■ Source data
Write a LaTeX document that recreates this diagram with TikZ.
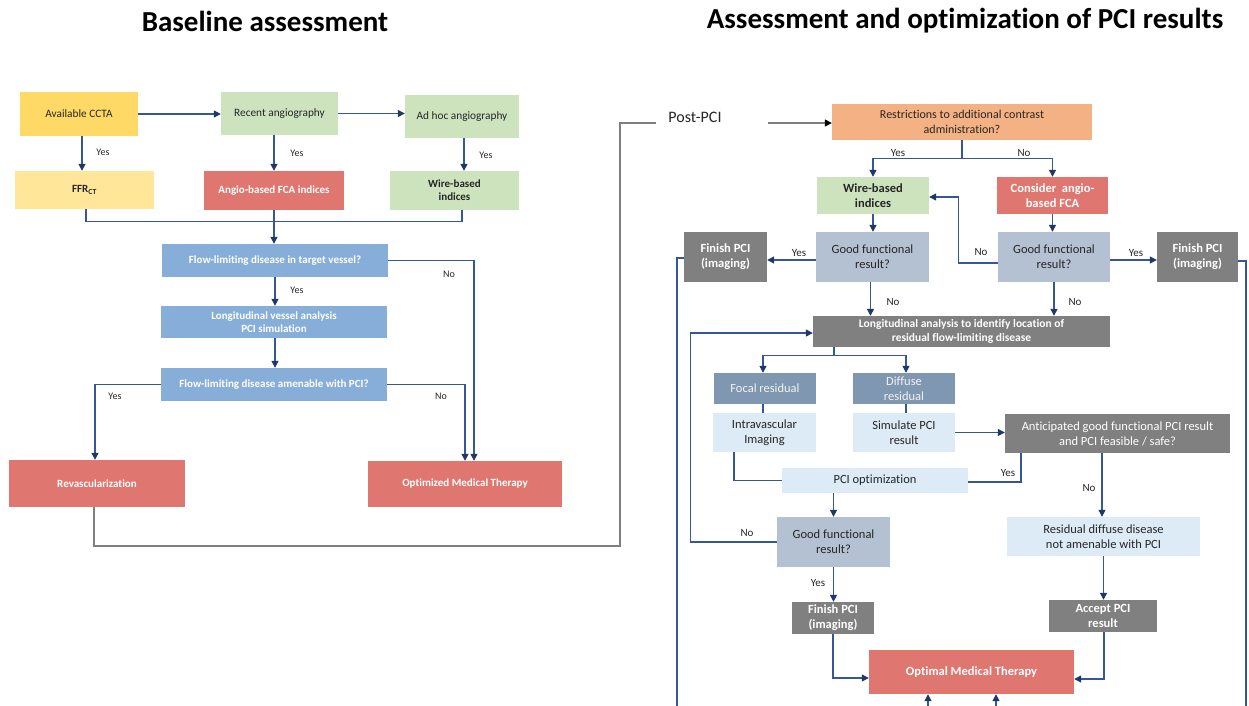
\documentclass[tikz,border=0pt]{standalone}
\usepackage{fontspec}
\setmainfont[Ligatures={NoCommon}]{Carlito}
\usetikzlibrary{arrows.meta,calc}
\definecolor{cYel}{HTML}{FFD966}
\definecolor{cYelL}{HTML}{FFE699}
\definecolor{cGrn}{HTML}{CDE3BE}
\definecolor{cRed}{HTML}{E07670}
\definecolor{cBlu}{HTML}{87AED8}
\definecolor{cPch}{HTML}{F4B183}
\definecolor{cGB}{HTML}{B4C1D2}
\definecolor{cGry}{HTML}{808080}
\definecolor{cSl}{HTML}{8097B1}
\definecolor{cLB}{HTML}{DDEBF7}
\definecolor{cTxt}{HTML}{262626}
\definecolor{cLine}{HTML}{35579A}
\definecolor{cHead}{HTML}{1F3864}
\definecolor{cGL}{HTML}{7F7F7F}
\begin{document}
\begin{tikzpicture}[x=1pt,y=-1pt,
  bx/.style 2 args={rectangle, draw=none, inner sep=1pt, align=center, minimum width=#1, minimum height=#2},
  fL/.style={font=\fontsize{11.3}{13}\selectfont},
  fLb/.style={font=\fontsize{11}{13}\selectfont\bfseries},
  fR/.style={font=\fontsize{12.5}{15}\selectfont},
  fRb/.style={font=\fontsize{12.5}{15}\selectfont\bfseries},
  dk/.style={text=cTxt},
  wh/.style={text=white},
  lab/.style={font=\fontsize{10}{12}\selectfont, text=cTxt, inner sep=0pt},
  labR/.style={font=\fontsize{11}{13}\selectfont, text=cTxt, inner sep=0pt},
  ln/.style={draw=cLine, line width=1.2pt},
  ar/.style={ln, -{Triangle[length=7pt,width=7pt,color=cHead]}},
  gl/.style={draw=cGL, line width=1.3pt},
  gar/.style={gl, -{Triangle[length=7pt,width=7pt,color=black]}}
]
\useasboundingbox[fill=white] (0,0) rectangle (1249,706);

% titles
\node[font=\fontsize{29}{33}\selectfont\bfseries, text=black] (t1) at (265,21) {Baseline assessment};
\node[font=\fontsize{29}{33}\selectfont\bfseries, text=black] (t2) at (965,21) {Assessment and optimization of PCI results};

% ---------- left part ----------
\node[bx={118}{44}, fill=cYel, fL, dk] (ccta) at (79,114) {Available CCTA};
\node[bx={117}{43}, fill=cGrn, fL, dk] (recent) at (279.5,113.5) {Recent angiography};
\node[bx={114}{43}, fill=cGrn, fL, dk] (adhoc) at (462,116.5) {Ad hoc angiography};
\node[bx={139}{38}, fill=cYelL, fLb, dk] (ffr) at (84.5,190) {FFR\textsubscript{CT}};
\node[bx={140}{39}, fill=cRed, fLb, wh] (angio) at (274,190.5) {Angio-based FCA indices};
\node[bx={129}{39}, fill=cGrn, fLb, dk] (wire) at (454.5,190.5) {Wire-based\\indices};
\node[bx={226}{33}, fill=cBlu, fLb, wh] (flow1) at (275,260.5) {Flow-limiting disease in target vessel?};
\node[bx={226}{32}, fill=cBlu, fLb, wh] (longi) at (274,322) {Longitudinal vessel analysis\\PCI simulation};
\node[bx={226}{33}, fill=cBlu, fLb, wh] (amen) at (274,384.5) {Flow-limiting disease amenable with PCI?};
\node[bx={176}{47}, fill=cRed, fLb, wh] (revasc) at (97,483.5) {Revascularization};
\node[bx={194}{46}, fill=cRed, fLb, wh] (omt1) at (465,484) {Optimized Medical Therapy};

\draw[ar] (ccta.east) -- (ccta.east -| recent.west);
\draw[ar] (recent.east) -- (recent.east -| adhoc.west);
\draw[ar] ([xshift=3]ccta.south) -- ([xshift=3]ccta.south |- ffr.north);
\draw[ar] (angio.north |- recent.south) -- (angio.north);
\draw[ar] ([xshift=2]adhoc.south) -- ([xshift=2]adhoc.south |- wire.north);
\draw[ln] ([xshift=1.5]ffr.south) -- ++(0,12.5) -| ([xshift=7.5]wire.south);
\draw[ar] (angio.south) -- (angio.south |- flow1.north);
\draw[ar] (flow1.south) -- (flow1.south |- longi.north);
\draw[ar] (flow1.south |- longi.south) -- (flow1.south |- amen.north);
\draw[ar] (flow1.east) -| ([xshift=9]omt1.north);
\draw[ar] (amen.west) -| ([xshift=-2]revasc.north);
\draw[ar] (amen.east) -| (omt1.north);

\node[lab] (y1) at (103,152) {Yes};
\node[lab] (y2) at (297,153) {Yes};
\node[lab] (y3) at (486,155) {Yes};
\node[lab] (y4) at (297,290) {Yes};
\node[lab] (n1) at (449,274) {No};
\node[lab] (y5) at (115,396) {Yes};
\node[lab] (n2) at (441,396) {No};

% ---------- link ----------
\node[font=\fontsize{16}{19}\selectfont, text=cTxt, inner xsep=12pt, inner ysep=0pt, anchor=base] (postpci) at (695,123) {Post-PCI};
\coordinate (pc) at (620,546);
\draw[gl] ([xshift=-3]revasc.south) |- (pc) |- (postpci.base west);

% ---------- right part ----------
\node[bx={260}{36}, fill=cPch, fR, dk, font=\fontsize{12}{15}\selectfont] (restr) at (962,122) {Restrictions to additional contrast\\administration?};
\draw[gar] ([xshift=34]postpci.base east) -- (postpci.base east -| restr.west);

\node[bx={112}{37}, fill=cGrn, fRb, dk] (wire2) at (873,195.5) {Wire-based\\indices};
\node[bx={111}{37}, fill=cRed, fRb, wh] (consider) at (1052.5,195.5) {Consider\ \ angio-\\based FCA};
\node[bx={113}{50}, fill=cGB, fR, dk] (good1) at (872.5,257) {Good functional\\result?};
\node[bx={112}{50}, fill=cGB, fR, dk] (good2) at (1054,257) {Good functional\\result?};
\node[bx={83}{50}, fill=cGry, fRb, wh] (fin1) at (725.5,257) {Finish PCI\\(imaging)};
\node[bx={81}{50}, fill=cGry, fRb, wh] (fin2) at (1197.5,257) {Finish PCI\\(imaging)};
\node[bx={297}{31}, fill=cGry, fRb, wh, font=\fontsize{11.5}{14}\selectfont\bfseries] (lana) at (961.5,331.5) {Longitudinal analysis to identify location of\\residual flow-limiting disease};
\node[bx={102}{31}, fill=cSl, fR, text=white!95!black] (focal) at (765,388.5) {Focal residual};
\node[bx={102}{31}, fill=cSl, fR, text=white!95!black] (diffuse) at (904,388.5) {Diffuse\\residual};
\node[bx={103}{39}, fill=cLB, fR, dk] (intra) at (764.5,432.5) {Intravascular\\Imaging};
\node[bx={102}{39}, fill=cLB, fR, dk] (sim) at (904,432.5) {Simulate PCI\\result};
\node[bx={225}{39}, fill=cGry, fR, wh] (antic) at (1117.5,433.5) {Anticipated good functional PCI result\\and PCI feasible / safe?};
\node[bx={186}{25}, fill=cLB, fR, dk] (pciopt) at (875,480.5) {PCI optimization};
\node[bx={113}{50}, fill=cGB, fR, dk] (good3) at (833.5,542) {Good functional\\result?};
\node[bx={193}{39}, fill=cLB, fR, dk] (resid) at (1103.5,536.5) {Residual diffuse disease\\not amenable with PCI};
\node[bx={82}{32}, fill=cGry, fRb, wh] (fin3) at (833,618) {Finish PCI\\(imaging)};
\node[bx={108}{32}, fill=cGry, fRb, wh] (accept) at (1103,616) {Accept PCI\\result};
\node[bx={205}{44}, fill=cRed, fRb, wh] (omt2) at (971.5,672) {Optimal Medical Therapy};

\coordinate (bl) at (677,706);
\coordinate (br) at (1246,706);
\coordinate (b1) at (928,706);
\coordinate (b2) at (996,706);

\draw[ln] (restr.south) -- ++(0,18) coordinate (rs);
\draw[ar] (rs) -| (wire2.north);
\draw[ar] (rs) -| (consider.north);
\draw[ar] (wire2.south) -- (wire2.south |- good1.north);
\draw[ar] (consider.south) -- (consider.south |- good2.north);
\draw[ar] ([yshift=-3]good1.west) -- ([yshift=-3]good1.west -| fin1.east);
\draw[ar] ([yshift=-3]good2.east) -- ([yshift=-3]good2.east -| fin2.west);
\draw[ar] ([yshift=-6]good2.west) -- ++(-39,0) |- ([yshift=-1.5]wire2.east);
\draw[ar] ([xshift=-2]good1.south) -- ([xshift=-2]good1.south |- lana.north);
\draw[ar] (good2.south) -- (good2.south |- lana.north);
\draw[ln] ([yshift=-1]fin1.west) -| (bl);
\draw[ln] ([yshift=-4]fin2.east) -| (br);
\draw[ln] ([xshift=-127.5]lana.south) -- ++(0,8) coordinate (ls);
\draw[ar] (ls) -| ([xshift=-2]focal.north);
\draw[ar] (ls) -| ([xshift=2]diffuse.north);
\draw[ln] ([xshift=-2]focal.south) -- ([xshift=-2]focal.south |- intra.north);
\draw[ln] ([xshift=2]diffuse.south) -- ([xshift=2]diffuse.south |- sim.north);
\draw[ar] (sim.east) -- (sim.east -| antic.west);
\draw[ln] ([xshift=-30.5]intra.south) |- (pciopt.west);
\draw[ln] ([xshift=-96.5]antic.south) |- ([yshift=-1.5]pciopt.east);
\draw[ar] ([xshift=-15.5]antic.south) -- ([xshift=-15.5]antic.south |- resid.north);
\draw[ar] (good3.north |- pciopt.south) -- (good3.north);
\draw[ar] (good3.west) -- ++(-86,0) |- ([yshift=-1.5]lana.west);
\draw[ar] (good3.south) -- (good3.south |- fin3.north);
\draw[ar] (fin3.south) |- ([yshift=-6]omt2.west);
\draw[ar] (resid.south) -- (resid.south |- accept.north);
\draw[ar] ([xshift=1]accept.south) |- ([yshift=-7]omt2.east);
\draw[ar] (b1) -- (b1 |- omt2.south);
\draw[ar] (b2) -- (b2 |- omt2.south);

\node[labR] (ry1) at (898,153) {Yes};
\node[labR] (rn1) at (1024,153) {No};
\node[labR] (ry2) at (799,253) {Yes};
\node[labR] (rn2) at (981,252) {No};
\node[labR] (ry3) at (1136,253) {Yes};
\node[labR] (rn3) at (893,302) {No};
\node[labR] (rn4) at (1075,302) {No};
\node[labR] (ry4) at (1008,473) {Yes};
\node[labR] (rn5) at (1089,488) {No};
\node[labR] (rn6) at (747,533) {No};
\node[labR] (ry5) at (818,583) {Yes};
\end{tikzpicture}
\end{document}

■ Directions
Pull out each line holding the string "with".

■ The answer
Write a LaTeX document that recreates this diagram with TikZ.
\node[bx={226}{33}, fill=cBlu, fLb, wh] (amen) at (274,384.5) {Flow-limiting disease amenable with PCI?};
\node[bx={193}{39}, fill=cLB, fR, dk] (resid) at (1103.5,536.5) {Residual diffuse disease\\not amenable with PCI};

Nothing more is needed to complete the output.